L'Histoire, tu l'écris sûrement mieux que je ne le ferai jamais, je n'ai pas trop la fibre.

En revanche là, j'avais la tête pleine de mots qu'on n'utilise plus trop de nos jours, et on se demande pourquoi : "inégalités", "profit", c'est utile pour relativiser un peu les libertés individuelles.

J'ai rien contre la liberté, du moins j'ai un oeil critique dès qu'il est question d'en avoir moins. Mais finalement quel est le sens de ces libertés? Le profit? Ou le plaisir de vivre ensemble?

Historiquement, je ne vois guère que trois exemples dans l'Histoire où la collectivité a tenté de l'emporter sur l'individu.
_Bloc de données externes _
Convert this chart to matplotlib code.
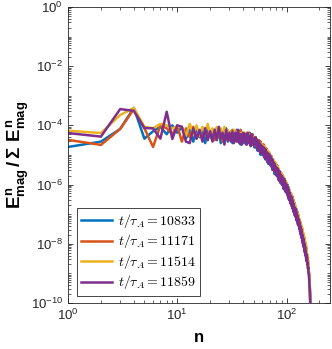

Justement je mettrais beaucoup plus d'exemples. La Corée du Nord? Le troisième reich? ... pour prendre des exemples évidents où les individus se sont laissés écraser par le groupe. Mais c'est très extrême et sans aller jusque là je pense qu'on connait tous des situations où un groupe trop absolu, fût-il entrainé par quelqu'un (un despote) ou par personne (anonymous), peut connaitre des dérives très graves.

Sans aller jusqu'à ces extrêmes, je veux juste interroger l'individualisme car je pense qu'il s'oppose, au moins en partie, à l'égalité et à la fraternité.